Mandatory Declaration Not Sure to Ease Filing Process
In theory, the mandatory declaration provision could make the filing burden easier for some parties. A declaration is considerably shorter than a formal filing, which means less time will be needed to prepare the declaration. CFIUS also has only 30 days to complete its review of a mandatory declaration – as opposed to the 45 days CFIUS now has under FIRRMA to conduct its review of a formal filing. These factors could make it more likely that CFIUS gets through its review of more transactions more quickly.
At the same time, given the breadth of transactions that seemingly will trigger a mandatory declaration, CFIUS may see such a substantial number of mandatory declarations that those submissions outstrip CFIUS’s ability to review them in a timely fashion. This could lead to CFIUS reaching the conclusion of a 30-day review of a mandatory declaration and recommending to the parties that they file a formal notice. That would re-start the clock on CFIUS’s review and add months to the overall review process.

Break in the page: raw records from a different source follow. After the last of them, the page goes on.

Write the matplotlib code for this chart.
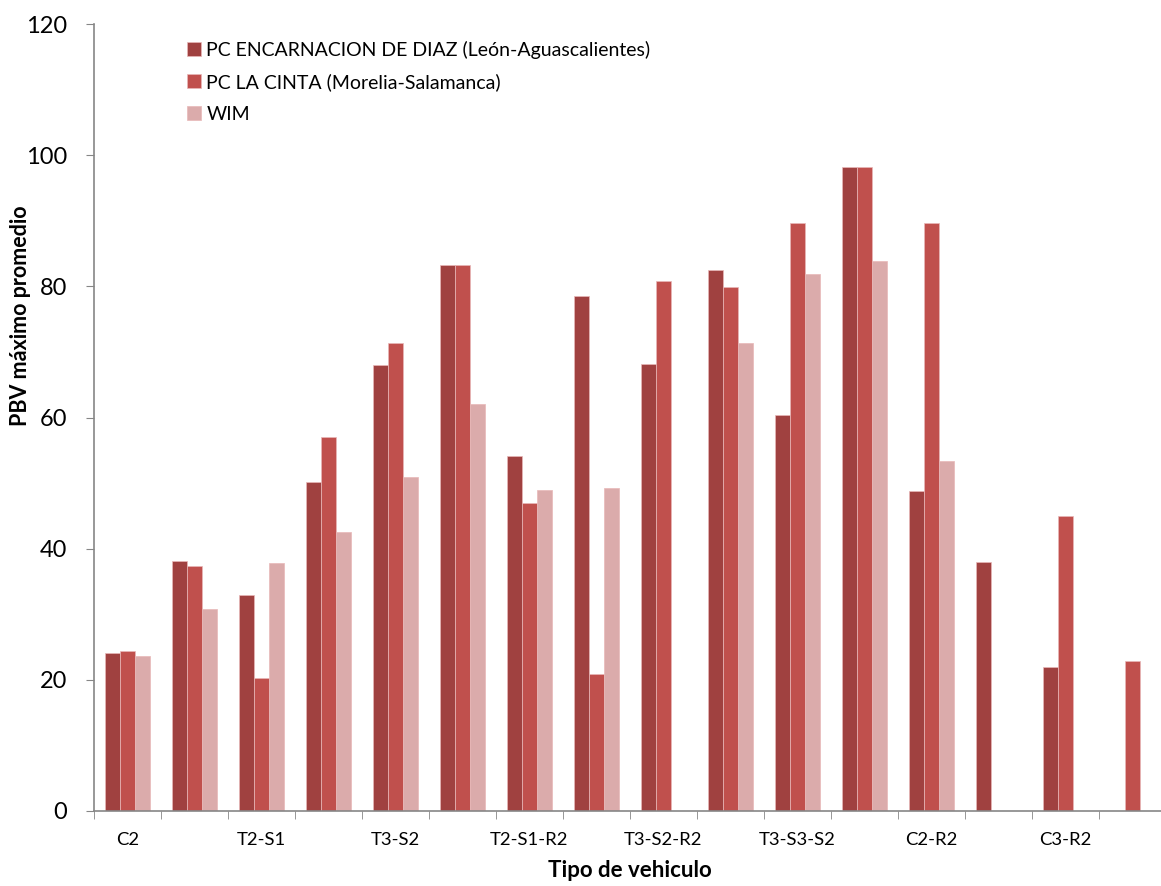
import numpy as np
import matplotlib.pyplot as plt

# shown category labels (Excel skips every second one)
shown_labels = ["C2", "T2-S1", "T3-S2", "T2-S1-R2", "T3-S2-R2", "T3-S3-S2", "C2-R2", "C3-R2"]
n_cat = 16

encarnacion = [24.1, 38.1, 32.9, 50.1, 68.0, 83.3, 54.1, 78.5, 68.2, 82.5, 60.4, 98.2, 48.8, 38.0, 22.0, np.nan]
la_cinta = [24.4, 37.4, 20.3, 57.0, 71.3, 83.3, 46.9, 20.9, 80.9, 79.9, 89.7, 98.2, 89.7, np.nan, 45.0, 22.9]
wim = [23.6, 30.8, 37.8, 42.5, 51.0, 62.0, 49.0, 49.3, np.nan, 71.4, 81.9, 83.9, 53.4, np.nan, np.nan, np.nan]

series_names = ["PC ENCARNACION DE DIAZ (León-Aguascalientes)",
                "PC LA CINTA (Morelia-Salamanca)",
                "WIM"]
colors = ["#A04140", "#C0504D", "#DBABAB"]

plt.rcParams['font.family'] = ['Lato', 'DejaVu Sans']

fig = plt.figure(figsize=(11.61, 8.86), dpi=100)
ax = fig.add_axes([0.0807, 0.0847, 0.9236, 0.888])

x = np.arange(n_cat)
w = 0.224
for k, (vals, name, c) in enumerate(zip([encarnacion, la_cinta, wim], series_names, colors)):
    ax.bar(x + (k - 1) * w, vals, width=w, color=c, label=name,
           edgecolor="#E8B8B8", linewidth=0.5)

ax.set_xlim(-0.5, n_cat - 0.5)
ax.set_ylim(0, 120)
ax.set_yticks(np.arange(0, 121, 20))
ax.tick_params(axis='y', labelsize=17, length=6, color="#868686", pad=13)

ax.set_xticks(x[::2])
ax.set_xticklabels(shown_labels)
ax.set_xticks(np.arange(-0.5, n_cat, 1), minor=True)
ax.tick_params(axis='x', which='major', length=0, labelsize=13.3, pad=15)
ax.tick_params(axis='x', which='minor', length=6, color="#868686")

for s in ["top", "right"]:
    ax.spines[s].set_visible(False)
for s in ["left", "bottom"]:
    ax.spines[s].set_color("#868686")
    ax.spines[s].set_linewidth(1.2)

ax.set_xlabel("Tipo de vehiculo", fontsize=16, fontweight="bold", labelpad=9)
ax.set_ylabel("PBV máximo promedio", fontsize=15.5, fontweight="bold")
ax.yaxis.set_label_coords(-0.058, 0.629)

fig.legend(loc="upper left", bbox_to_anchor=(0.146, 0.974), frameon=False,
           fontsize=14, handlelength=0.7, handleheight=0.7, handletextpad=0.3,
           labelspacing=0.75)

fig.savefig("out.png", dpi=100)
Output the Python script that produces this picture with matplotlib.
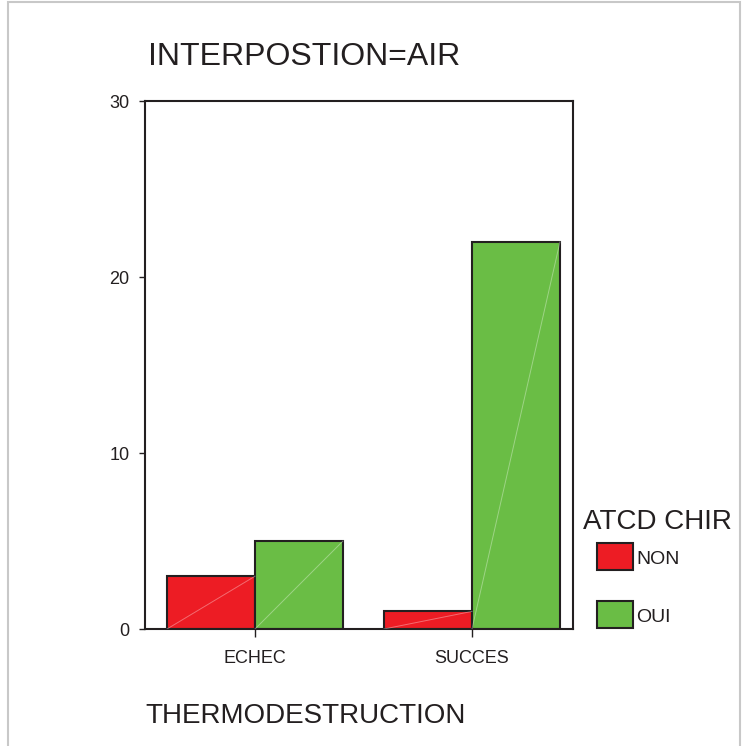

In the context of deals notified to CFIUS, completion of CFIUS review can be the last hurdle to the deal closing. Any delay in CFIUS review is unwelcome.
There may therefore be some benefit for parties to forego the mandatory declaration process and simply file a notice in accordance with existing CFIUS regulations (as updated by the revised regulations issued on October 11). It will almost invariably take longer to prepare a notice than to prepare a mandatory declaration. The notice also is subject to a 45-day review period as opposed to the 30-day review period in the case of a mandatory declaration.
But submission of a notice may bring some certainty for parties not sure of how the mandatory declaration process will work. Importantly, CFIUS cannot really know how that process will work either, because it is brand new. It is easy to envision CFIUS erring on the side of caution, especially in the initial months of the pilot program, and thus imposing on parties to make a formal filing at the end of the mandatory declaration review process.